Items from a data source:
────────

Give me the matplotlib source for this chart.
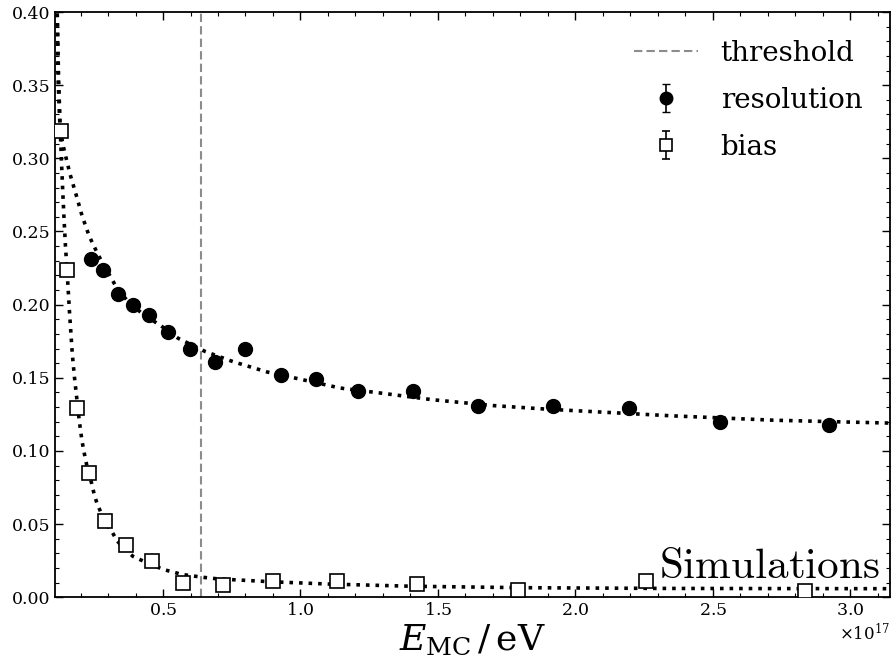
import numpy as np
import matplotlib
matplotlib.use("Agg")
import matplotlib.pyplot as plt
from matplotlib.ticker import MultipleLocator

plt.rcParams['font.family'] = ['DejaVu Serif']
plt.rcParams['mathtext.fontset'] = 'dejavuserif'

# energies given in units of 1e17 eV
escala = 1e17

# resolution points (filled circles)
res_e = np.array([0.238, 0.282, 0.336, 0.391, 0.449, 0.518, 0.598, 0.689, 0.798,
                  0.929, 1.056, 1.209, 1.409, 1.645, 1.918, 2.195, 2.525, 2.922])
res_val = np.array([0.231, 0.224, 0.207, 0.200, 0.193, 0.181, 0.170, 0.161, 0.170,
                    0.152, 0.149, 0.141, 0.141, 0.131, 0.131, 0.129, 0.120, 0.118])
res_err = np.array([0.002] * 18)

# bias points (open squares)
bias_e = np.array([0.129, 0.151, 0.187, 0.231, 0.289, 0.365, 0.460, 0.573, 0.718,
                   0.900, 1.133, 1.424, 1.791, 2.256, 2.835])
bias_val = np.array([0.319, 0.224, 0.129, 0.085, 0.052, 0.036, 0.025, 0.010, 0.008,
                     0.011, 0.011, 0.009, 0.005, 0.011, 0.004])
bias_err = np.array([0.001] * 15)

# fitted curves
fit_res_e = np.array([0.115, 0.118, 0.125, 0.135, 0.145, 0.162, 0.184, 0.205, 0.231,
                      0.264, 0.300, 0.330, 0.373, 0.430, 0.489, 0.555, 0.653, 0.755,
                      0.878, 1.000, 1.144, 1.315, 1.480, 1.700, 1.900, 2.050, 2.350,
                      2.720, 3.150])
fit_res_val = np.array([0.399, 0.355, 0.322, 0.310, 0.302, 0.289, 0.275, 0.261, 0.247,
                        0.234, 0.222, 0.212, 0.202, 0.193, 0.186, 0.177, 0.168, 0.161,
                        0.154, 0.149, 0.143, 0.139, 0.135, 0.131, 0.1285, 0.127, 0.124,
                        0.121, 0.119])

fit_bias_e = np.array([0.115, 0.120, 0.125, 0.130, 0.135, 0.140, 0.145, 0.150, 0.155,
                       0.160, 0.165, 0.170, 0.178, 0.185, 0.195, 0.205, 0.215, 0.225,
                       0.240, 0.250, 0.260, 0.275, 0.290, 0.315, 0.333, 0.360, 0.390,
                       0.430, 0.500, 0.570, 0.650, 0.700, 0.900, 1.100, 1.400, 1.800,
                       2.300, 3.150])
fit_bias_val = np.array([0.399, 0.355, 0.325, 0.300, 0.278, 0.258, 0.240, 0.226, 0.210,
                         0.194, 0.180, 0.166, 0.150, 0.138, 0.121, 0.107, 0.097, 0.088,
                         0.078, 0.070, 0.064, 0.0575, 0.051, 0.0445, 0.0385, 0.033, 0.028,
                         0.0245, 0.019, 0.0155, 0.0135, 0.0125, 0.0105, 0.009, 0.0075,
                         0.0065, 0.006, 0.0058])

umbral = 0.638  # threshold energy

fig = plt.figure(figsize=(8.93, 6.71), dpi=100)
ax = fig.add_axes([0.0616, 0.110, 0.935, 0.872])

ax.axvline(umbral * escala, color='#8c8c8c', linestyle='--', linewidth=1.5,
           dashes=(4, 2), label='threshold', zorder=1)

ax.plot(fit_res_e * escala, fit_res_val, color='black', linestyle=':', linewidth=2.6, zorder=2)
ax.plot(fit_bias_e * escala, fit_bias_val, color='black', linestyle=':', linewidth=2.6, zorder=2)

ax.errorbar(res_e * escala, res_val, yerr=res_err, fmt='o', color='black',
            markersize=10, capsize=3, elinewidth=1.2, label='resolution', zorder=3)
ax.errorbar(bias_e * escala, bias_val, yerr=bias_err, fmt='s', color='black',
            markerfacecolor='white', markeredgecolor='black', markeredgewidth=1.2,
            markersize=10, capsize=3, elinewidth=1.2, label='bias', zorder=3)

ax.set_xlim(0.107 * escala, 3.145 * escala)
ax.set_ylim(0, 0.4)

ax.xaxis.set_major_locator(MultipleLocator(0.5 * escala))
ax.xaxis.set_minor_locator(MultipleLocator(0.1 * escala))
ax.yaxis.set_major_locator(MultipleLocator(0.05))
ax.yaxis.set_minor_locator(MultipleLocator(0.01))
ax.ticklabel_format(axis='x', style='sci', scilimits=(0, 0), useMathText=True)
ax.tick_params(which='both', direction='in', top=True, right=True, labelsize=12.5)
ax.tick_params(which='major', length=6, width=1)
ax.tick_params(which='minor', length=3, width=0.8)
ax.xaxis.get_offset_text().set_fontsize(12)
for sp in ax.spines.values():
    sp.set_linewidth(1.3)

ax.set_xlabel(r'$E_{\mathrm{MC}}\,/\,\mathrm{eV}$', fontsize=26, labelpad=2)

ax.text(0.988, 0.032, r'$\mathrm{Simulations}$', transform=ax.transAxes,
        ha='right', va='baseline', fontsize=31, math_fontfamily='cm')

ax.legend(loc='upper right', frameon=False, fontsize=20, handlelength=2.3,
          markerscale=0.9, labelspacing=0.72, borderaxespad=0.6)

fig.savefig('out.png', dpi=100)
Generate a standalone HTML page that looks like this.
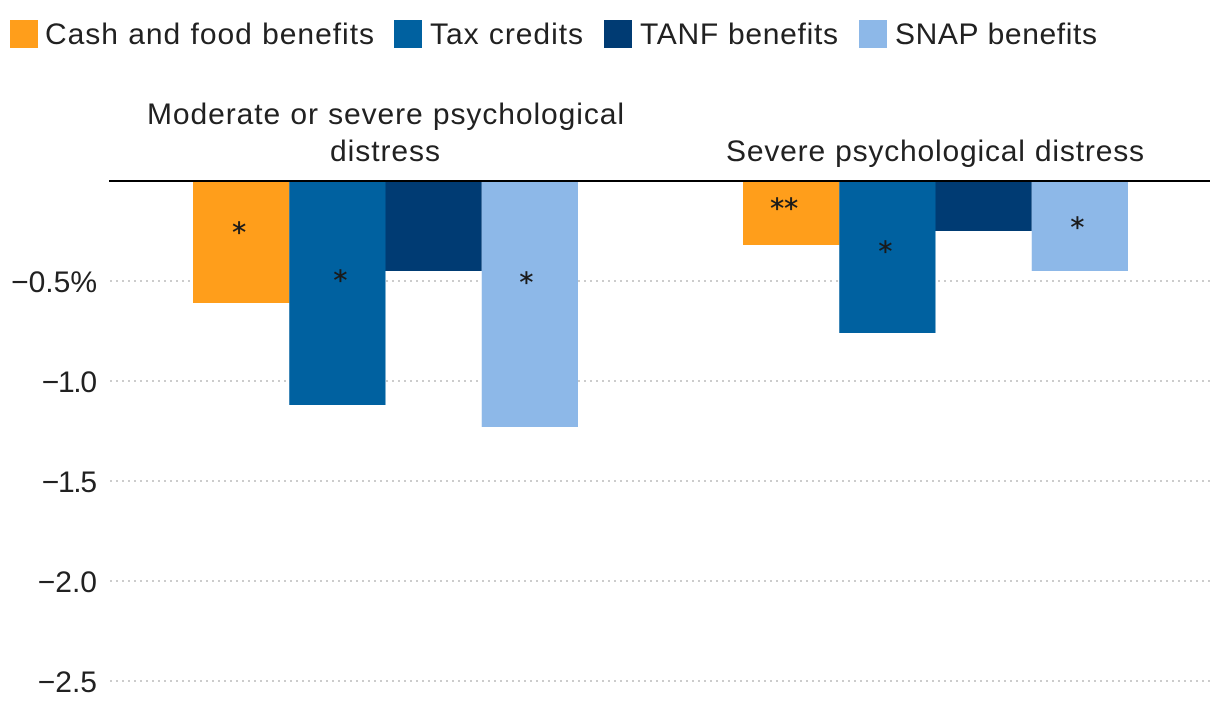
<!DOCTYPE html>
<html lang="en">
<head>
<meta charset="utf-8">
<title>Change in psychological distress by benefit type</title>
<style>
html,body{margin:0;padding:0;background:#fff;width:1220px;height:720px;overflow:hidden}
svg{display:block}
text{font-family:"Liberation Sans",sans-serif;font-size:30px;fill:#212121}
.s0{fill:#ff9e1b}
.s1{fill:#0061a0}
.s2{fill:#003b73}
.s3{fill:#8db8e8}
.grid{stroke:#cccccc;stroke-width:2;stroke-dasharray:2 4;fill:none}
.zero{stroke:#000;stroke-width:2}
.star{font-family:"DejaVu Sans",sans-serif;font-size:28px;text-anchor:middle;fill:#1a1a1a;stroke:#1a1a1a;stroke-width:.35}
.tick{text-anchor:end}
</style>
</head>
<body>
<svg id="chart" xmlns="http://www.w3.org/2000/svg" width="1220" height="720" viewBox="0 0 1220 720">
  <g>
    <g>
      <rect class="s0" x="10" y="20" width="28" height="28"/>
      <text x="45" y="44" textLength="329" lengthAdjust="spacing">Cash and food benefits</text>
    </g>
    <g>
      <rect class="s1" x="394" y="20" width="28" height="28"/>
      <text x="430" y="44" textLength="153" lengthAdjust="spacing">Tax credits</text>
    </g>
    <g>
      <rect class="s2" x="604" y="20" width="28" height="28"/>
      <text x="640" y="44" textLength="198" lengthAdjust="spacing">TANF benefits</text>
    </g>
    <g>
      <rect class="s3" x="859" y="20" width="28" height="28"/>
      <text x="895" y="44" textLength="202" lengthAdjust="spacing">SNAP benefits</text>
    </g>
  </g>
  <g id="grid"></g>
  <g id="ticks"></g>
  <g id="bars"></g>
  <line class="zero" x1="109" x2="1210" y1="181" y2="181"/>
  <g id="stars"></g>
  <g>
    <text x="147" y="124" textLength="477" lengthAdjust="spacing">Moderate or severe psychological</text>
    <text x="330" y="161" textLength="110" lengthAdjust="spacing">distress</text>
    <text x="726" y="161" textLength="418" lengthAdjust="spacing">Severe psychological distress</text>
  </g>
</svg>
<script>
const categoryKeys = ["moderate", "severe"];
const seriesKeys = ["cash-and-food", "tax-credits", "tanf", "snap"];
const moderateValues = [-0.61, -1.12, -0.45, -1.23];
const severeValues = [-0.32, -0.76, -0.25, -0.45];
const moderateStars = ["*", "*", "", "*"];
const severeStars = ["**", "*", "", "*"];
const tickValues = [-0.5, -1.0, -1.5, -2.0, -2.5];
const tickLabels = ["\u22120.5%", "\u22121.0", "\u22121.5", "\u22122.0", "\u22122.5"];

const NS = "http://www.w3.org/2000/svg";
const plotLeft = 110.5, bandWidth = 550, groupShare = 0.7;
const zeroY = 181, pxPerUnit = 200;
function yScale(v) { return zeroY - v * pxPerUnit; }
function bandCenter(i) { return plotLeft + bandWidth * (i + 0.5); }
function barWidth() { return bandWidth * groupShare / seriesKeys.length; }
function barX(c, s) { return bandCenter(c) - bandWidth * groupShare / 2 + s * barWidth(); }
function make(tag, parent) {
  const el = document.createElementNS(NS, tag);
  parent.appendChild(el);
  return el;
}

const gridLayer = document.getElementById("grid");
const tickLayer = document.getElementById("ticks");
tickValues.forEach(function (v, i) {
  const line = make("line", gridLayer);
  line.setAttribute("class", "grid");
  line.setAttribute("x1", 110);
  line.setAttribute("x2", 1210);
  line.setAttribute("y1", yScale(v));
  line.setAttribute("y2", yScale(v));
  
  
  const label = make("text", tickLayer);
  label.setAttribute("class", "tick");
  label.setAttribute("x", 97);
  label.setAttribute("y", yScale(v) + 11);
  label.textContent = tickLabels[i];
  
  
  /* the reference face sets the digit 1 narrower than other numerals */
  if (tickLabels[i].indexOf("1") >= 0) {
    label.setAttribute("textLength", label.getComputedTextLength() - 4);
    label.setAttribute("lengthAdjust", "spacing");
  }
});

const barLayer = document.getElementById("bars");
const starLayer = document.getElementById("stars");
const groupValues = [moderateValues, severeValues];
const groupStars = [moderateStars, severeStars];
/* hand-placed annotation offsets, relative to each bar's midpoint */
const starShiftX = [[-2, 3, 0, -3.5], [-7, -2, 0, -2.5]];
const starShiftY = [[-13, -16, 0, -25], [-8, -9, 0, -2]];
const starBaseline = 13;

groupValues.forEach(function (values, c) {
  values.forEach(function (v, s) {
    const top = Math.min(yScale(v), zeroY);
    const h = Math.abs(yScale(v) - zeroY);
    const rect = make("rect", barLayer);
    rect.setAttribute("class", "s" + s);
    rect.setAttribute("x", barX(c, s));
    rect.setAttribute("y", top);
    rect.setAttribute("width", barWidth());
    rect.setAttribute("height", h);
    
    
    if (groupStars[c][s]) {
      const star = make("text", starLayer);
      star.setAttribute("class", "star");
      star.setAttribute("x", barX(c, s) + barWidth() / 2 + starShiftX[c][s]);
      star.setAttribute("y", top + h / 2 + starShiftY[c][s] + starBaseline);
      star.textContent = groupStars[c][s];
      
      
    }
  });
});
</script>
</body>
</html>
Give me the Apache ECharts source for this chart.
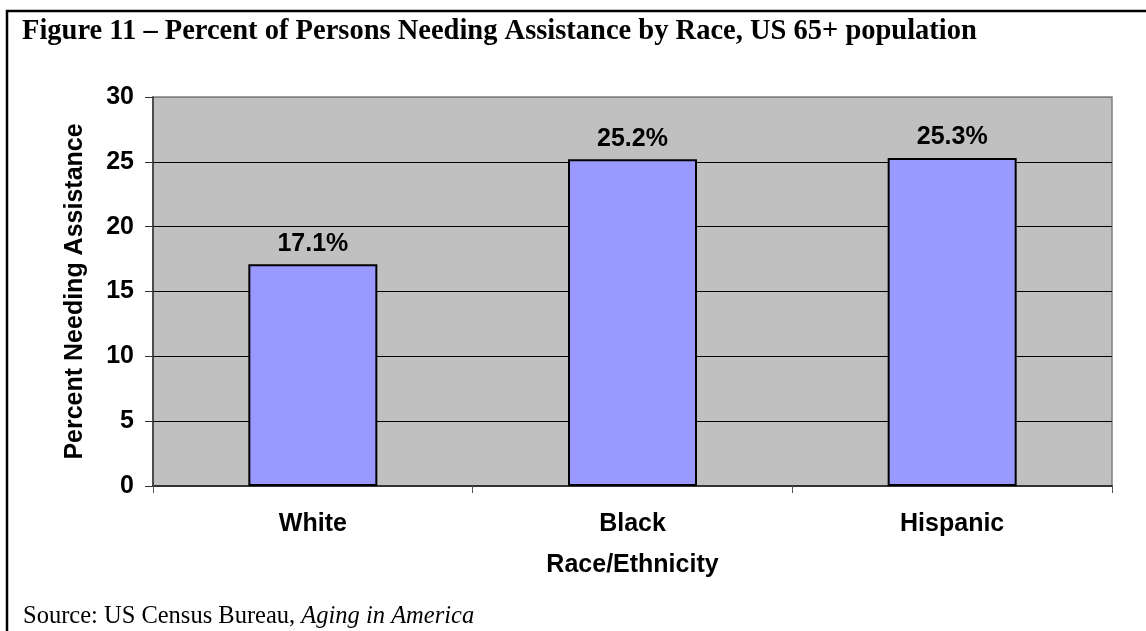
<!DOCTYPE html>
<html>
<head>
<meta charset="utf-8">
<script src="https://cdn.jsdelivr.net/npm/echarts@6/dist/echarts.min.js"></script>
<style>
  html, body { margin: 0; padding: 0; background: #fff; }
  #chart { width: 1146px; height: 631px; }
</style>
</head>
<body>
<div id="chart"></div>
<script>
// Race / ethnicity groups and share of 65+ persons needing assistance (%)
const categories = ['White', 'Black', 'Hispanic'];
const percentNeeding = [17.1, 25.2, 25.3];

const titleText = 'Figure 11 \u2013 Percent of Persons Needing Assistance by Race, US 65+ population';
const xAxisName = 'Race/Ethnicity';
const yAxisName = 'Percent Needing Assistance';

const sans = '"Liberation Sans", Arial, sans-serif';
const serif = '"Liberation Serif", "Times New Roman", serif';
const labelSize = 25;

const chart = echarts.init(document.getElementById('chart'), null, { renderer: 'canvas' });

chart.setOption({
  backgroundColor: '#ffffff',
  animation: false,
  graphic: [
    {
      type: 'polyline',
      shape: { points: [[7, 640], [7, 11], [1160, 11]] },
      style: { stroke: '#000', lineWidth: 2.5, fill: null }
    },
    {
      type: 'text',
      left: 22,
      top: 17,
      style: {
        text: titleText,
        font: 'bold 28.5px ' + serif,
        fill: '#000'
      }
    },
    {
      type: 'text',
      left: 23,
      top: 604,
      style: {
        rich: {
          n: { font: '24.5px ' + serif, fill: '#000' },
          i: { font: 'italic 24.5px ' + serif, fill: '#000' }
        },
        text: '{n|Source: US Census Bureau, }{i|Aging in America}'
      }
    }
  ],
  grid: {
    left: 153,
    right: 34,
    top: 97,
    bottom: 145,
    show: true,
    backgroundColor: '#C0C0C0',
    borderColor: '#808080',
    borderWidth: 1.5
  },
  xAxis: {
    type: 'category',
    data: categories,
    boundaryGap: true,
    axisLine: { show: true, lineStyle: { color: '#333', width: 2 } },
    axisTick: { show: true, interval: 0, length: 7, lineStyle: { color: '#555' } },
    axisLabel: {
      interval: 0,
      margin: 26,
      color: '#000',
      fontFamily: sans,
      fontWeight: 'bold',
      fontSize: labelSize
    },
    name: xAxisName,
    nameLocation: 'middle',
    nameGap: 67,
    nameTextStyle: {
      color: '#000',
      fontFamily: sans,
      fontWeight: 'bold',
      fontSize: labelSize
    }
  },
  yAxis: {
    type: 'value',
    min: 0,
    max: 30,
    interval: 5,
    axisLine: { show: true, lineStyle: { color: '#333', width: 1.5 } },
    axisTick: { show: true, length: 8, lineStyle: { color: '#333' } },
    axisLabel: {
      margin: 19,
      color: '#000',
      fontFamily: sans,
      fontWeight: 'bold',
      fontSize: labelSize
    },
    splitLine: {
      show: true,
      lineStyle: {
        color: ['#000', '#000', '#000', '#000', '#000', '#000', '#808080'],
        width: 1
      }
    },
    name: yAxisName,
    nameLocation: 'middle',
    nameGap: 65,
    nameRotate: 90,
    nameTextStyle: {
      color: '#000',
      fontFamily: sans,
      fontWeight: 'bold',
      fontSize: labelSize
    }
  },
  series: [
    {
      type: 'bar',
      data: percentNeeding,
      barWidth: 129,
      itemStyle: {
        color: '#9999FF',
        borderColor: '#000',
        borderWidth: 2
      },
      label: {
        show: true,
        position: 'top',
        distance: 8,
        formatter: '{c}%',
        color: '#000',
        fontFamily: sans,
        fontWeight: 'bold',
        fontSize: labelSize
      }
    }
  ]
});
</script>
</body>
</html>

────────

Leave the pictures out and repeat exactly the lines from the beginning of the records to the line bearing "res_err = np.array([0.002] * 18)", both ends counted.

**Exercise response:**
Give me the matplotlib source for this chart.
import numpy as np
import matplotlib
matplotlib.use("Agg")
import matplotlib.pyplot as plt
from matplotlib.ticker import MultipleLocator

plt.rcParams['font.family'] = ['DejaVu Serif']
plt.rcParams['mathtext.fontset'] = 'dejavuserif'

# energies given in units of 1e17 eV
escala = 1e17

# resolution points (filled circles)
res_e = np.array([0.238, 0.282, 0.336, 0.391, 0.449, 0.518, 0.598, 0.689, 0.798,
                  0.929, 1.056, 1.209, 1.409, 1.645, 1.918, 2.195, 2.525, 2.922])
res_val = np.array([0.231, 0.224, 0.207, 0.200, 0.193, 0.181, 0.170, 0.161, 0.170,
                    0.152, 0.149, 0.141, 0.141, 0.131, 0.131, 0.129, 0.120, 0.118])
res_err = np.array([0.002] * 18)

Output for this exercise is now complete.